[Begin Dataset extract]

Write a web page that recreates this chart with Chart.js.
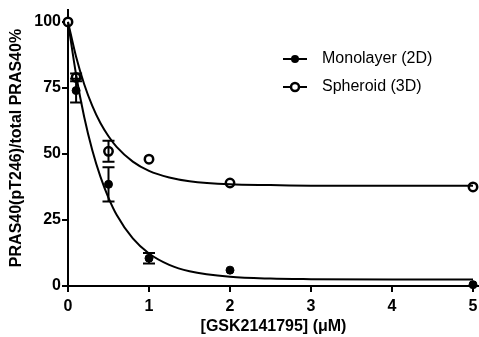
<!DOCTYPE html>
<html lang="en">
<head>
  <meta charset="UTF-8">
  <script src="https://cdn.jsdelivr.net/npm/chart.js"></script>
  <title>PRAS40</title>
  <style>
    body { margin: 0; background: #fff; }
    #wrap { width: 479px; height: 337px; position: relative; }
  </style>
</head>
<body>
  <div id="wrap"><canvas id="myChart"></canvas></div>
<script>
  // measured points
  const doseX = [0, 0.1, 0.5, 1, 2, 5];
  const mono = [100, 74, 38.5, 10.5, 6, 0.5];
  const monoErr = [0, 4.5, 6.5, 2, 0, 0];
  const sphere = [100, 79, 51, 48, 39, 37.5];
  const sphereErr = [0, 1.5, 4, 0, 0, 0];

  // fitted curves
  const curveX = [0, 0.1, 0.2, 0.3, 0.4, 0.5, 0.6, 0.8, 1, 1.25, 1.5, 2, 2.5, 3, 4, 5];
  const monoFit = [100, 80, 64, 51.4, 41.4, 33.4, 27, 18, 12.3, 8, 5.6, 3.5, 2.8, 2.6, 2.5, 2.5];
  const sphereFit = [100, 86.8, 76.4, 68.2, 61.7, 56.7, 52.7, 47.1, 43.6, 41.1, 39.7, 38.5, 38.2, 38, 38, 38];

  const xTicks = [0, 1, 2, 3, 4, 5];
  const yTicks = [0, 25, 50, 75, 100];
  const labels = ['Monolayer (2D)', 'Spheroid (3D)'];

  const FONT = '"Liberation Sans", Arial, sans-serif';

  function pts(xs, ys) {
    return xs.map((x, i) => ({ x: x, y: ys[i] }));
  }

  const errorBars = {
    id: 'errorBars',
    afterDatasetsDraw(chart) {
      const ctx = chart.ctx;
      const xs = chart.scales.x, ys = chart.scales.y;
      ctx.save();
      ctx.strokeStyle = '#000';
      ctx.lineWidth = 2;
      [[mono, monoErr], [sphere, sphereErr]].forEach(([vals, errs]) => {
        doseX.forEach((d, i) => {
          if (!errs[i]) return;
          const px = xs.getPixelForValue(d);
          const top = ys.getPixelForValue(vals[i] + errs[i]);
          const bot = ys.getPixelForValue(vals[i] - errs[i]);
          ctx.beginPath();
          ctx.moveTo(px, top); ctx.lineTo(px, bot);
          ctx.moveTo(px - 6, top); ctx.lineTo(px + 6, top);
          ctx.moveTo(px - 6, bot); ctx.lineTo(px + 6, bot);
          ctx.stroke();
        });
      });
      ctx.restore();
    }
  };

  const legendBox = {
    id: 'legendBox',
    afterDraw(chart) {
      const ctx = chart.ctx;
      ctx.save();
      labels.forEach((txt, i) => {
        const y = 59 + i * 28;
        ctx.strokeStyle = '#000';
        ctx.lineWidth = 2;
        ctx.beginPath();
        ctx.moveTo(283, y); ctx.lineTo(307, y);
        ctx.stroke();
        ctx.beginPath();
        ctx.arc(295, y, 4, 0, Math.PI * 2);
        if (i === 0) {
          ctx.fillStyle = '#000';
          ctx.fill();
        } else {
          ctx.fillStyle = '#fff';
          ctx.fill();
          ctx.lineWidth = 2.5;
          ctx.stroke();
        }
        ctx.fillStyle = '#000';
        ctx.font = '16px ' + FONT;
        ctx.textBaseline = 'middle';
        ctx.textAlign = 'left';
        ctx.fillText(txt, 322, y);
      });
      ctx.restore();
    }
  };

  const config = {
    type: 'scatter',
    data: {
      datasets: [
        {
          label: labels[0] + ' fit',
          data: pts(curveX, monoFit),
          showLine: true,
          borderColor: '#000',
          borderWidth: 2,
          pointRadius: 0,
          cubicInterpolationMode: 'monotone',
          clip: false
        },
        {
          label: labels[1] + ' fit',
          data: pts(curveX, sphereFit),
          showLine: true,
          borderColor: '#000',
          borderWidth: 2,
          pointRadius: 0,
          cubicInterpolationMode: 'monotone',
          clip: false
        },
        {
          label: labels[1],
          data: pts(doseX, sphere),
          pointRadius: 4.2,
          pointBackgroundColor: '#fff',
          pointBorderColor: '#000',
          pointBorderWidth: 2.5,
          clip: false
        },
        {
          label: labels[0],
          data: pts(doseX, mono),
          pointRadius: 4,
          pointBackgroundColor: '#000',
          pointBorderColor: '#000',
          pointBorderWidth: 1,
          clip: false
        }
      ]
    },
    options: {
      responsive: true,
      maintainAspectRatio: false,
      animation: false,
      layout: { autoPadding: false, padding: { top: 10, left: 0, right: 0, bottom: 0 } },
      plugins: {
        legend: { display: false },
        tooltip: { enabled: false }
      },
      scales: {
        x: {
          type: 'linear',
          min: 0,
          max: 5.074,
          afterBuildTicks: s => { s.ticks = xTicks.map(v => ({ value: v })); },
          afterFit: s => { s.height = 51; s.paddingLeft = 0; s.paddingRight = 0; },
          grid: { drawOnChartArea: false, drawTicks: true, tickLength: 6, color: '#000', lineWidth: 2 },
          border: { color: '#000', width: 2 },
          ticks: { color: '#000', padding: 5, font: { family: FONT, size: 16, weight: 'bold' } },
          title: {
            display: true,
            text: '[GSK2141795] (\u03bcM)',
            color: '#000',
            padding: { top: 0, bottom: 1 },
            font: { family: FONT, size: 16, weight: 'bold' }
          }
        },
        y: {
          min: 0,
          max: 104.5,
          afterBuildTicks: s => { s.ticks = yTicks.map(v => ({ value: v })); },
          afterFit: s => { s.width = 68; s.paddingTop = 0; s.paddingBottom = 0; },
          grid: { drawOnChartArea: false, drawTicks: true, tickLength: 6, color: '#000', lineWidth: 2 },
          border: { color: '#000', width: 2 },
          ticks: { color: '#000', padding: 1, font: { family: FONT, size: 16, weight: 'bold' } },
          title: {
            display: true,
            text: 'PRAS40(pT246)/total PRAS40%',
            color: '#000',
            padding: { top: 7, bottom: 0 },
            font: { family: FONT, size: 16, weight: 'bold' }
          }
        }
      }
    },
    plugins: [errorBars, legendBox]
  };

  const myChart = new Chart(document.getElementById('myChart'), config);
</script>
</body>
</html>
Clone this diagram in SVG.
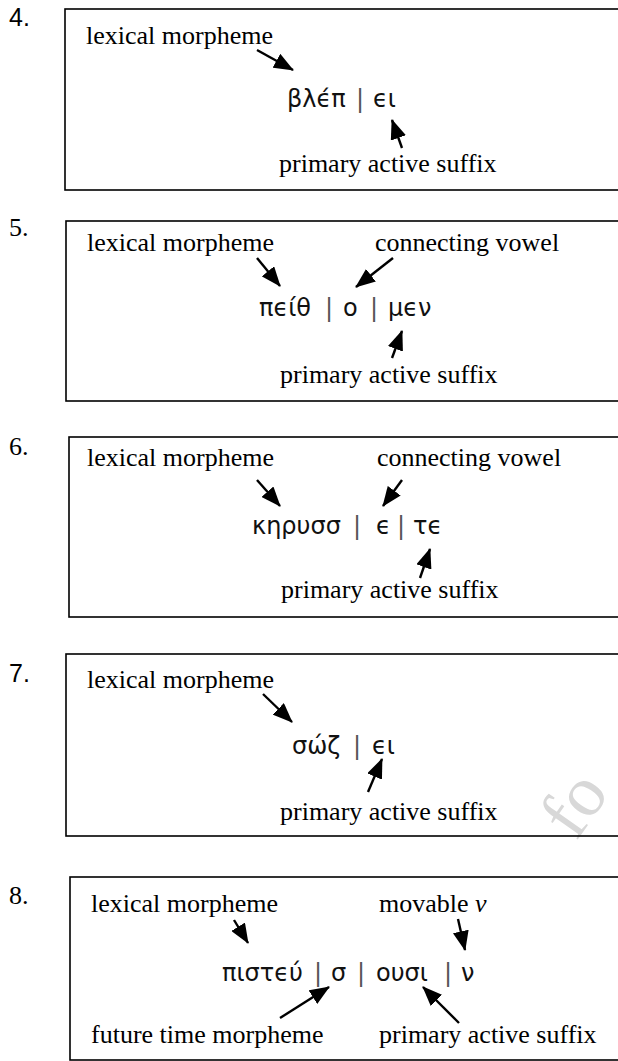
<svg xmlns="http://www.w3.org/2000/svg" width="618" height="1061" viewBox="0 0 618 1061">
<style>
.box{fill:none;stroke:#000;stroke-width:1.6}
.num{font-family:"Liberation Serif","Times New Roman",serif;font-size:26px;fill:#000}
.nums{font-family:"Liberation Sans",Arial,sans-serif;font-size:25px;fill:#000}
.lbl{font-family:"Liberation Serif","Times New Roman",serif;font-size:26px;fill:#000}
.gk{font-family:"DejaVu Sans","Noto Sans",sans-serif;font-size:24px;fill:#111}
.bar{fill:#555}
.it{font-style:italic}
.arr{stroke:#000;stroke-width:2.4;fill:none;marker-end:url(#ah)}
.wm{font-family:"Liberation Serif","Times New Roman",serif;font-size:72px;fill:#d8d8d8}
</style>
<defs>
<marker id="ah" markerUnits="userSpaceOnUse" markerWidth="20" markerHeight="16" refX="19" refY="8" orient="auto">
<path d="M0,0 L20,8 L0,16 z" fill="#000"/>
</marker>
</defs>
<rect width="618" height="1061" fill="#fff"/>
<text class="wm" x="576" y="842" transform="rotate(-55 576 842)">fo</text>

<g id="item4">
<text class="nums" x="9" y="26">4.</text>
<rect class="box" x="65" y="9" width="700" height="181"/>
<text class="lbl" x="86" y="44">lexical morpheme</text>
<text class="gk" y="107"><tspan x="287">βλϵ́π</tspan><tspan class="bar" x="348.4"> |</tspan><tspan x="365.4"> ϵι</tspan></text>
<text class="lbl" x="279" y="172">primary active suffix</text>
</g>

<g id="item5">
<text class="num" x="9" y="236">5.</text>
<rect class="box" x="66" y="221" width="700" height="180"/>
<text class="lbl" x="87" y="251">lexical morpheme</text>
<text class="lbl" x="375" y="251">connecting vowel</text>
<text class="gk" y="316"><tspan x="259">πϵίθ</tspan><tspan class="bar" x="317.4"> |</tspan><tspan x="335.4"> ο</tspan><tspan class="bar" x="362.4"> |</tspan><tspan x="380.4"> μϵν</tspan></text>
<text class="lbl" x="280" y="383">primary active suffix</text>
</g>

<g id="item6">
<text class="num" x="9" y="455">6.</text>
<rect class="box" x="69" y="437" width="700" height="180"/>
<text class="lbl" x="87" y="466">lexical morpheme</text>
<text class="lbl" x="377" y="466">connecting vowel</text>
<text class="gk" y="534"><tspan x="252">κηρυσσ</tspan><tspan class="bar" x="345.4"> |</tspan><tspan x="368.4"> ϵ</tspan><tspan class="bar" x="389.4"> |</tspan><tspan x="405.4"> τϵ</tspan></text>
<text class="lbl" x="281" y="598">primary active suffix</text>
</g>

<g id="item7">
<text class="nums" x="9" y="682">7.</text>
<rect class="box" x="66" y="654" width="700" height="182"/>
<text class="lbl" x="87" y="688">lexical morpheme</text>
<text class="gk" y="754"><tspan x="292">σώζ</tspan><tspan class="bar" x="345.4"> |</tspan><tspan x="364.4"> ϵι</tspan></text>
<text class="lbl" x="280" y="820">primary active suffix</text>
</g>

<g id="item8">
<text class="num" x="9" y="904">8.</text>
<rect class="box" x="70" y="877" width="700" height="183"/>
<text class="lbl" x="91" y="912">lexical morpheme</text>
<text class="lbl" x="379" y="912">movable <tspan class="it">ν</tspan></text>
<text class="gk" y="981"><tspan x="222">πιστϵύ</tspan><tspan class="bar" x="306.4"> |</tspan><tspan x="323.4"> σ</tspan><tspan class="bar" x="349.4"> |</tspan><tspan x="368.4"> ουσι</tspan><tspan class="bar" x="436.4"> |</tspan><tspan x="453.4"> ν</tspan></text>
<text class="lbl" x="91" y="1043">future time morpheme</text>
<text class="lbl" x="379" y="1043">primary active suffix</text>
</g>

<g id="connectors">
<line class="arr" x1="257" y1="50" x2="293" y2="70"/>
<line class="arr" x1="402" y1="148" x2="392" y2="120"/>
<line class="arr" x1="257" y1="258" x2="280" y2="286"/>
<line class="arr" x1="393" y1="258" x2="356" y2="287"/>
<line class="arr" x1="392" y1="358" x2="402" y2="331"/>
<line class="arr" x1="257" y1="480" x2="280" y2="506"/>
<line class="arr" x1="402" y1="480" x2="383" y2="506"/>
<line class="arr" x1="420" y1="578" x2="430" y2="549"/>
<line class="arr" x1="263" y1="694" x2="292" y2="722"/>
<line class="arr" x1="368" y1="792" x2="382" y2="759"/>
<line class="arr" x1="234" y1="920" x2="248" y2="943"/>
<line class="arr" x1="458" y1="919" x2="465" y2="950"/>
<line class="arr" x1="280" y1="1018" x2="329" y2="987"/>
<line class="arr" x1="459" y1="1023" x2="423" y2="987"/>
</g>
</svg>
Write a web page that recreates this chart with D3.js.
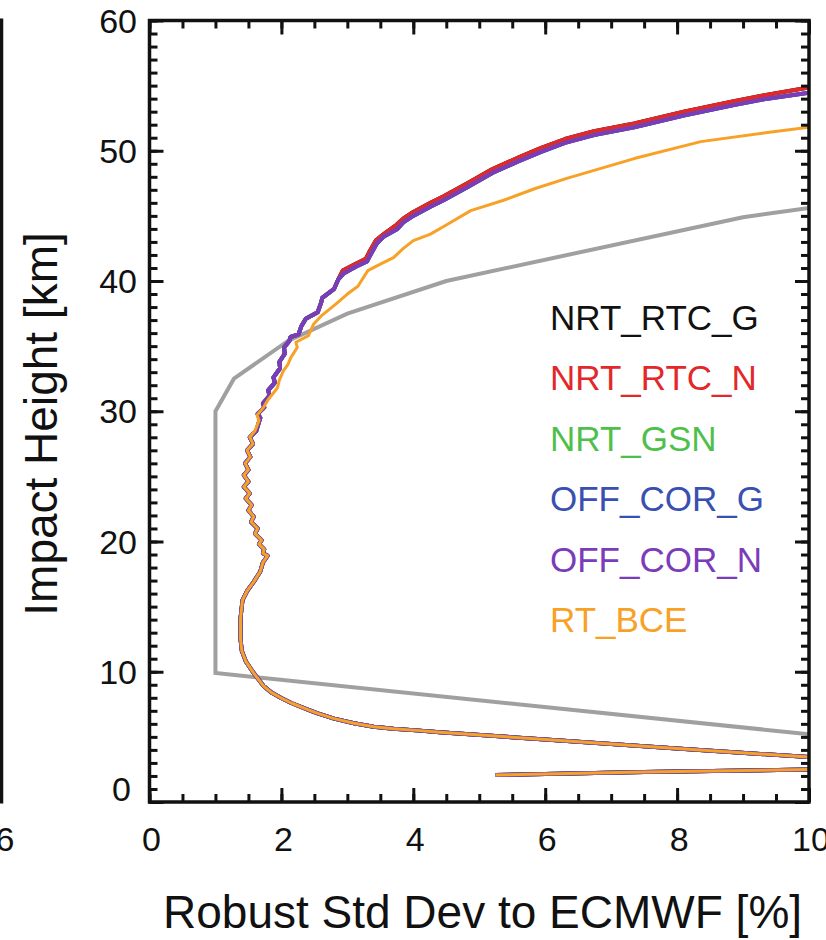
<!DOCTYPE html>
<html>
<head>
<meta charset="utf-8">
<script src="https://cdn.jsdelivr.net/npm/d3@7"></script>
<style>
    body { margin: 0; background: #fff; }
    svg { display: block; font-family: "Liberation Sans", Arial, Helvetica, sans-serif; }
</style>
</head>
<body>
<svg id="chart" width="826" height="940"></svg>
<script>
// Series names and colours (legend order = draw order)
const seriesNames = ["NRT_RTC_G", "NRT_RTC_N", "NRT_GSN", "OFF_COR_G", "OFF_COR_N", "RT_BCE"];
const seriesColors = ["#111111", "#e2282a", "#4fbf4c", "#3a50b0", "#7a3cb8", "#f7a127"];

// [std dev %, impact height km] - part shared by all profiles (below ~28 km)
const lowerProfile = [
    [5.25, 2.07], [7.5, 2.3], [10.0, 2.5], [13.0, 2.8], [13.0, 3.2], [10.0, 3.45],
    [8.0, 4.1], [6.0, 4.8], [4.4, 5.35], [4.1, 5.48], [3.7, 5.62], [3.4, 5.78],
    [3.1, 6.05], [2.8, 6.4], [2.55, 6.8], [2.4, 7.1], [2.15, 7.6], [1.99, 8.0],
    [1.85, 8.4], [1.73, 8.9], [1.58, 9.9], [1.46, 10.8], [1.40, 11.6], [1.38, 12.5],
    [1.38, 14.1], [1.41, 15.5], [1.48, 16.2], [1.58, 16.9], [1.68, 17.7], [1.72, 18.4],
    [1.79, 18.9], [1.72, 19.1], [1.74, 19.4], [1.66, 19.8], [1.70, 20.1], [1.60, 20.6],
    [1.64, 21.0], [1.54, 21.5], [1.58, 21.9], [1.50, 22.4], [1.55, 22.8], [1.46, 23.3],
    [1.52, 23.7], [1.43, 24.2], [1.50, 24.6], [1.43, 25.1], [1.50, 25.5], [1.45, 26.0],
    [1.53, 26.5], [1.48, 27.0], [1.57, 27.5], [1.52, 28.0]
];

// upper part, NRT_RTC (red / black)
const upperRTC = [
    [1.62, 28.5], [1.68, 29.5], [1.64, 29.8], [1.74, 30.3], [1.72, 30.6], [1.82, 31.2],
    [1.80, 31.6], [1.90, 32.2], [1.88, 32.6], [1.98, 33.3], [1.97, 33.8], [2.05, 34.4],
    [2.04, 34.9], [2.12, 35.4], [2.14, 35.7], [2.26, 35.9], [2.30, 36.5], [2.37, 37.1],
    [2.55, 37.6], [2.60, 38.3], [2.62, 38.7], [2.80, 39.4], [2.86, 40.1], [2.93, 40.8],
    [3.12, 41.3], [3.28, 41.7], [3.33, 42.2], [3.43, 43.1], [3.55, 43.6], [3.74, 44.3],
    [3.85, 44.8], [4.0, 45.3], [4.26, 46.0], [4.46, 46.5], [4.82, 47.5], [5.2, 48.6],
    [5.6, 49.5], [5.93, 50.2], [6.3, 50.9], [6.74, 51.5], [7.35, 52.1], [8.1, 53.0],
    [8.86, 53.8], [9.37, 54.3], [10.0, 54.85], [10.6, 55.3]
];

// upper part, OFF_COR / NRT_GSN (purple / blue / green)
const upperCOR = [
    [1.62, 28.5], [1.68, 29.5], [1.64, 29.8], [1.74, 30.3], [1.72, 30.6], [1.82, 31.2],
    [1.80, 31.6], [1.90, 32.2], [1.88, 32.6], [1.98, 33.3], [1.97, 33.8], [2.05, 34.4],
    [2.04, 34.9], [2.12, 35.4], [2.14, 35.7], [2.26, 35.9], [2.30, 36.5], [2.37, 37.1],
    [2.55, 37.6], [2.60, 38.3], [2.62, 38.7], [2.80, 39.4], [2.86, 40.1], [2.95, 40.6],
    [3.13, 41.1], [3.30, 41.5], [3.35, 42.0], [3.45, 42.9], [3.55, 43.4], [3.76, 44.0],
    [3.85, 44.5], [4.0, 45.0], [4.26, 45.7], [4.46, 46.2], [4.82, 47.2], [5.2, 48.3],
    [5.6, 49.2], [5.93, 49.9], [6.3, 50.6], [6.74, 51.2], [7.35, 51.8], [8.1, 52.7],
    [8.86, 53.5], [9.37, 54.0], [10.0, 54.45], [10.6, 54.9]
];

// upper part, RT_BCE (orange)
const upperBCE = [
    [1.60, 28.5], [1.66, 29.3], [1.63, 29.7], [1.73, 30.3], [1.80, 30.9], [1.94, 31.8],
    [1.97, 32.4], [2.03, 33.1], [2.10, 33.6], [2.14, 34.1], [2.24, 34.9], [2.22, 35.3],
    [2.41, 35.8], [2.49, 36.7], [2.60, 37.3], [2.82, 38.2], [3.0, 39.0], [3.16, 39.6],
    [3.31, 40.8], [3.50, 41.3], [3.70, 41.8], [3.85, 42.5], [4.0, 43.1], [4.26, 43.6],
    [4.5, 44.3], [4.87, 45.4], [5.37, 46.2], [5.85, 47.1], [6.34, 47.9], [7.35, 49.4],
    [8.36, 50.7], [9.37, 51.4], [10.0, 51.8], [10.5, 52.1]
];

// grey reference curve
const referenceLine = [
    [10.0, 5.2], [1.0, 9.9], [1.0, 30.0], [1.28, 32.5], [2.1, 35.4], [3.0, 37.5],
    [4.5, 40.0], [9.0, 44.9], [10.0, 45.6]
];

const xMajor = [0, 2, 4, 6, 8, 10];
const yMajor = [0, 10, 20, 30, 40, 50, 60];

const profiles = [
    lowerProfile.concat(upperRTC),
    lowerProfile.concat(upperRTC),
    lowerProfile.concat(upperCOR),
    lowerProfile.concat(upperCOR),
    lowerProfile.concat(upperCOR),
    lowerProfile.concat(upperBCE)
];

const svg = d3.select("#chart");
const plotLeft = 149.5, plotRight = 809, plotTop = 20.5, plotBottom = 802;

const x = d3.scaleLinear().domain([0, 10]).range([plotLeft, plotRight]);
const y = d3.scaleLinear().domain([0, 60]).range([plotBottom, plotTop]);

// right edge of neighbouring panel (cut off in the figure)
svg.append("line")
    .attr("x1", 1.5).attr("x2", 1.5)
    .attr("y1", plotTop - 2).attr("y2", plotBottom + 1.5)
    .attr("stroke", "#111").attr("stroke-width", 3.5);
svg.append("text")
    .attr("x", 5).attr("y", 851)
    .attr("text-anchor", "middle")
    .attr("font-size", 34)
    .attr("fill", "#111")
    .text("6");

svg.append("defs").append("clipPath")
    .attr("id", "plot-clip")
    .append("rect")
    .attr("x", plotLeft).attr("y", plotTop)
    .attr("width", plotRight - plotLeft).attr("height", plotBottom - plotTop);

const line = d3.line()
    .x(d => x(d[0]))
    .y(d => y(d[1]));

const plot = svg.append("g").attr("clip-path", "url(#plot-clip)");

plot.append("path")
    .datum(referenceLine)
    .attr("fill", "none")
    .attr("stroke", "#a0a0a0")
    .attr("stroke-width", 4)
    .attr("d", line);

plot.selectAll("path.profile")
    .data(profiles)
    .enter()
    .append("path")
    .attr("class", "profile")
    .attr("fill", "none")
    .attr("stroke", (d, i) => seriesColors[i])
    .attr("stroke-width", (d, i) => i === 5 ? 3 : 4)
    .attr("stroke-linejoin", "round")
    .attr("d", line);

// axes: ticks pointing inward on all four sides
function styleAxis(g) {
    g.select(".domain").remove();
    g.selectAll(".tick line").attr("stroke", "#111").attr("stroke-width", 3);
}

const majorLen = 14, minorLen = 8;

svg.append("g").attr("transform", `translate(0,${plotBottom})`)
    .call(d3.axisBottom(x).tickValues(d3.range(0, 10.01, 0.5)).tickSize(-minorLen).tickFormat(""))
    .call(styleAxis);
svg.append("g").attr("transform", `translate(0,${plotBottom})`)
    .call(d3.axisBottom(x).tickValues(xMajor).tickSize(-majorLen).tickFormat(""))
    .call(styleAxis);
svg.append("g").attr("transform", `translate(0,${plotTop})`)
    .call(d3.axisTop(x).tickValues(d3.range(0, 10.01, 0.5)).tickSize(-minorLen).tickFormat(""))
    .call(styleAxis);
svg.append("g").attr("transform", `translate(0,${plotTop})`)
    .call(d3.axisTop(x).tickValues(xMajor).tickSize(-majorLen).tickFormat(""))
    .call(styleAxis);

svg.append("g").attr("transform", `translate(${plotLeft},0)`)
    .call(d3.axisLeft(y).tickValues(d3.range(0, 61, 1)).tickSize(-minorLen).tickFormat(""))
    .call(styleAxis);
svg.append("g").attr("transform", `translate(${plotLeft},0)`)
    .call(d3.axisLeft(y).tickValues(yMajor).tickSize(-majorLen).tickFormat(""))
    .call(styleAxis);
svg.append("g").attr("transform", `translate(${plotRight},0)`)
    .call(d3.axisRight(y).tickValues(d3.range(0, 61, 1)).tickSize(-minorLen).tickFormat(""))
    .call(styleAxis);
svg.append("g").attr("transform", `translate(${plotRight},0)`)
    .call(d3.axisRight(y).tickValues(yMajor).tickSize(-majorLen).tickFormat(""))
    .call(styleAxis);

// frame
svg.append("rect")
    .attr("x", plotLeft).attr("y", plotTop)
    .attr("width", plotRight - plotLeft).attr("height", plotBottom - plotTop)
    .attr("fill", "none")
    .attr("stroke", "#111")
    .attr("stroke-width", 3.5);

// tick labels
svg.selectAll("text.xlab")
    .data(xMajor)
    .enter()
    .append("text")
    .attr("class", "xlab")
    .attr("x", d => x(d) + 2)
    .attr("y", 851)
    .attr("text-anchor", "middle")
    .attr("font-size", 34)
    .attr("fill", "#111")
    .text(d => d);

svg.selectAll("text.ylab")
    .data(yMajor)
    .enter()
    .append("text")
    .attr("class", "ylab")
    .attr("x", d => d === 0 ? 131 : 137)
    .attr("y", d => d === 0 ? y(d) - 1 : y(d) + 12)
    .attr("text-anchor", "end")
    .attr("font-size", 34)
    .attr("fill", "#111")
    .text(d => d);

// axis titles
svg.append("text")
    .attr("x", 163).attr("y", 928)
    .attr("font-size", 46)
    .attr("fill", "#111")
    .text("Robust Std Dev to ECMWF [%]");

svg.append("text")
    .attr("transform", "translate(57,424) rotate(-90)")
    .attr("text-anchor", "middle")
    .attr("font-size", 46)
    .attr("fill", "#111")
    .text("Impact Height [km]");

// legend
svg.selectAll("text.legend")
    .data(seriesNames)
    .enter()
    .append("text")
    .attr("class", "legend")
    .attr("x", 550)
    .attr("y", (d, i) => 330 + i * 60.4)
    .attr("font-size", 35)
    .attr("fill", (d, i) => seriesColors[i])
    .text(d => d);
</script>
</body>
</html>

[End Dataset extract]

Your task is to repeat the opening line of the entries above and each line after it, ending with the line that has "const labels = ['Monolayer". Do not include the pictures.

Write a web page that recreates this chart with Chart.js.
<!DOCTYPE html>
<html lang="en">
<head>
  <meta charset="UTF-8">
  <script src="https://cdn.jsdelivr.net/npm/chart.js"></script>
  <title>PRAS40</title>
  <style>
    body { margin: 0; background: #fff; }
    #wrap { width: 479px; height: 337px; position: relative; }
  </style>
</head>
<body>
  <div id="wrap"><canvas id="myChart"></canvas></div>
<script>
  // measured points
  const doseX = [0, 0.1, 0.5, 1, 2, 5];
  const mono = [100, 74, 38.5, 10.5, 6, 0.5];
  const monoErr = [0, 4.5, 6.5, 2, 0, 0];
  const sphere = [100, 79, 51, 48, 39, 37.5];
  const sphereErr = [0, 1.5, 4, 0, 0, 0];

  // fitted curves
  const curveX = [0, 0.1, 0.2, 0.3, 0.4, 0.5, 0.6, 0.8, 1, 1.25, 1.5, 2, 2.5, 3, 4, 5];
  const monoFit = [100, 80, 64, 51.4, 41.4, 33.4, 27, 18, 12.3, 8, 5.6, 3.5, 2.8, 2.6, 2.5, 2.5];
  const sphereFit = [100, 86.8, 76.4, 68.2, 61.7, 56.7, 52.7, 47.1, 43.6, 41.1, 39.7, 38.5, 38.2, 38, 38, 38];

  const xTicks = [0, 1, 2, 3, 4, 5];
  const yTicks = [0, 25, 50, 75, 100];
  const labels = ['Monolayer (2D)', 'Spheroid (3D)'];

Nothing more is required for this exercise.